Il Partito dei Lavoratori riesce a mantenere la presidenza di una delle maggiori economie del pianeta dopo un anno di guerra politica e mediatica nella quale sono state tentate tutte (compreso probabilmente l’omicidio politico) per delegittimarlo prima, dare un’apparenza di caos e portarlo alla sconfitta.

Il trionfo di Dilma Rousseff è stato il più difficile ma probabilmente il più importante, sconfiggendo il golpe mediatico e le aspettative dei settori economici e politici che volevano archiviare le politiche sociali che hanno strappato 50 milioni di brasiliani alla povertà e il processo di integrazione latinoamericana e, una volta insediato un nuovo governo neoliberale a Brasilia, tentare un effetto domino per abbattere uno a uno gli altri governi progressisti che in questi anni hanno beneficiato del soft power brasiliano ogni volta che crisi locali o regionali si sono manifestate.
La mappa politica del Brasile parla ancora più chiaro disegnando la linea di un conflitto che resta classista e novecentesco: il sud più ricco ha votato per le destre, il nord povero ha votato per la sinistra. Aecio Neves stravince a Sao Paulo col 64%, Dilma a Bahia col 69%. A Río de Janeiro Dilma è al 55%, nel Río Grande do Sul (lo stato di Porto Alegre) Aecio è al 53%.
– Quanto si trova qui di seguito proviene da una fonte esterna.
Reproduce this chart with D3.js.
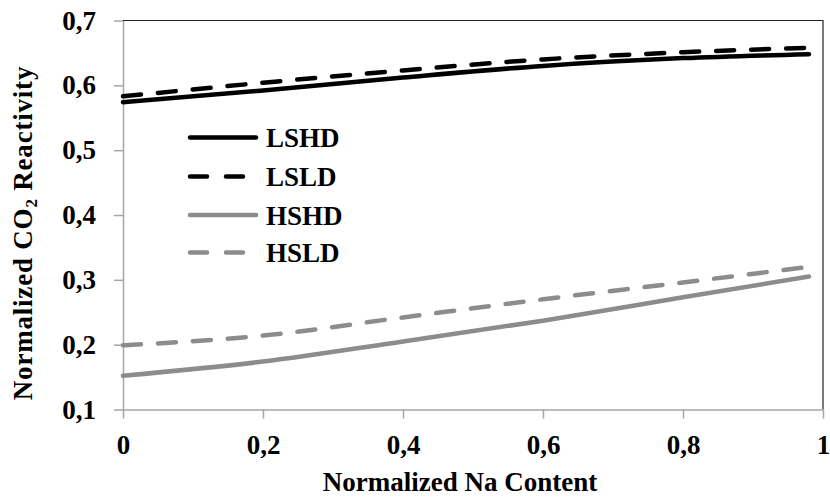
<!DOCTYPE html>
<html>
<head>
<meta charset="utf-8">
<title>Normalized CO2 Reactivity</title>
</head>
<body style="margin:0;background:#fff">
<div id="chart"></div>
<script src="https://d3js.org/d3.v7.min.js"></script>
<script>
// x positions of the curves (normalized Na content)
var naContent = [0, 0.2, 0.4, 0.6, 0.8, 0.98];
// normalized CO2 reactivity
var lshd = [0.574, 0.592, 0.612, 0.630, 0.642, 0.648];
var lsld = [0.583, 0.604, 0.623, 0.640, 0.651, 0.658];
var hshd = [0.152, 0.174, 0.205, 0.237, 0.273, 0.305];
var hsld = [0.199, 0.214, 0.242, 0.270, 0.296, 0.320];
var seriesNames = ["LSHD", "LSLD", "HSHD", "HSLD"];
var xTicks = [0, 0.2, 0.4, 0.6, 0.8, 1];
var yTicks = [0.1, 0.2, 0.3, 0.4, 0.5, 0.6, 0.7];

var FONT = "Liberation Serif";
var width = 830, height = 500;
var margin = {top: 20.5, right: 7, bottom: 90.5, left: 123};

var svg = d3.select("#chart").append("svg")
  .attr("width", width).attr("height", height);

var x = d3.scaleLinear().domain([0, 1]).range([margin.left, width - margin.right]);
var y = d3.scaleLinear().domain([0.1, 0.7]).range([height - margin.bottom, margin.top]);

var fmt = function(d) { return String(d).replace(".", ","); };

// set the serif font on a text node, both as attribute and inline style
function serif(sel, size) {
  return sel.attr("font-family", FONT)
    .attr("font-weight", "bold")
    .attr("font-size", size)
    .style("font-family", "'Liberation Serif', 'Times New Roman', serif")
    .style("font-weight", "bold")
    .style("font-size", size + "px");
}

// thin dark frame on top / right
svg.append("path")
  .attr("d", "M" + x(0) + "," + y(0.7) + "H" + x(1) + "V" + y(0.1))
  .attr("fill", "none").attr("stroke", "#222").attr("stroke-width", 1.2);

var xAxis = svg.append("g")
  .attr("transform", "translate(0," + y(0.1) + ")")
  .call(d3.axisBottom(x).tickValues(xTicks).tickFormat(fmt).tickSize(9).tickSizeOuter(0).tickPadding(16));

var yAxis = svg.append("g")
  .attr("transform", "translate(" + x(0) + ",0)")
  .call(d3.axisLeft(y).tickValues(yTicks).tickFormat(fmt).tickSize(9).tickSizeOuter(0).tickPadding(18));

[xAxis, yAxis].forEach(function(g) {
  g.attr("font-family", null).attr("font-size", null);
  g.selectAll("path, line").attr("stroke", "#a6a6a6").attr("stroke-width", 1.5);
  serif(g.selectAll("text"), 27).attr("fill", "#000");
});

var styles = [
  {data: lshd, color: "#000", dash: null},
  {data: lsld, color: "#000", dash: "18,17"},
  {data: hshd, color: "#8c8c8c", dash: null},
  {data: hsld, color: "#8c8c8c", dash: "18,17"}
];

var line = d3.line()
  .x(function(d, i) { return x(naContent[i]); })
  .y(function(d) { return y(d); })
  .curve(d3.curveMonotoneX);

styles.forEach(function(s) {
  svg.append("path")
    .attr("d", line(s.data))
    .attr("fill", "none")
    .attr("stroke", s.color)
    .attr("stroke-width", 4.5)
    .attr("stroke-linecap", "round")
    .attr("stroke-dasharray", s.dash);
});

// legend
var legendY = [137.5, 176.5, 215, 252.5];
var legend = svg.append("g");
seriesNames.forEach(function(name, i) {
  legend.append("line")
    .attr("x1", 190).attr("x2", 256)
    .attr("y1", legendY[i]).attr("y2", legendY[i])
    .attr("stroke", styles[i].color)
    .attr("stroke-width", 4.5)
    .attr("stroke-linecap", "round")
    .attr("stroke-dasharray", styles[i].dash ? "17,19" : null);
  serif(legend.append("text"), 27)
    .attr("x", 266).attr("y", legendY[i] + 9.5)
    .text(name);
});

// axis titles
serif(svg.append("text"), 27)
  .attr("x", 460).attr("y", 491)
  .attr("text-anchor", "middle")
  .text("Normalized Na Content");

var yTitle = serif(svg.append("text"), 27)
  .attr("transform", "translate(32,233) rotate(-90)")
  .attr("text-anchor", "middle")
  .style("letter-spacing", "0.8px");
yTitle.append("tspan").text("Normalized CO");
yTitle.append("tspan").attr("dy", 5).style("font-size", "17px").text("2");
yTitle.append("tspan").attr("dy", -5).text(" Reactivity");
</script>
</body>
</html>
Adesso Dilma Rousseff governerà altri quattro anni. La sua storia personale è cristallina ma il compito che ha di fronte resta difficilissimo con priorità che le tre amministrazioni passate non sono riuscite a realizzare o hanno disatteso. 16 anni di governo popolare dopo 500 anni di colonialismo restano un tempo brevissimo.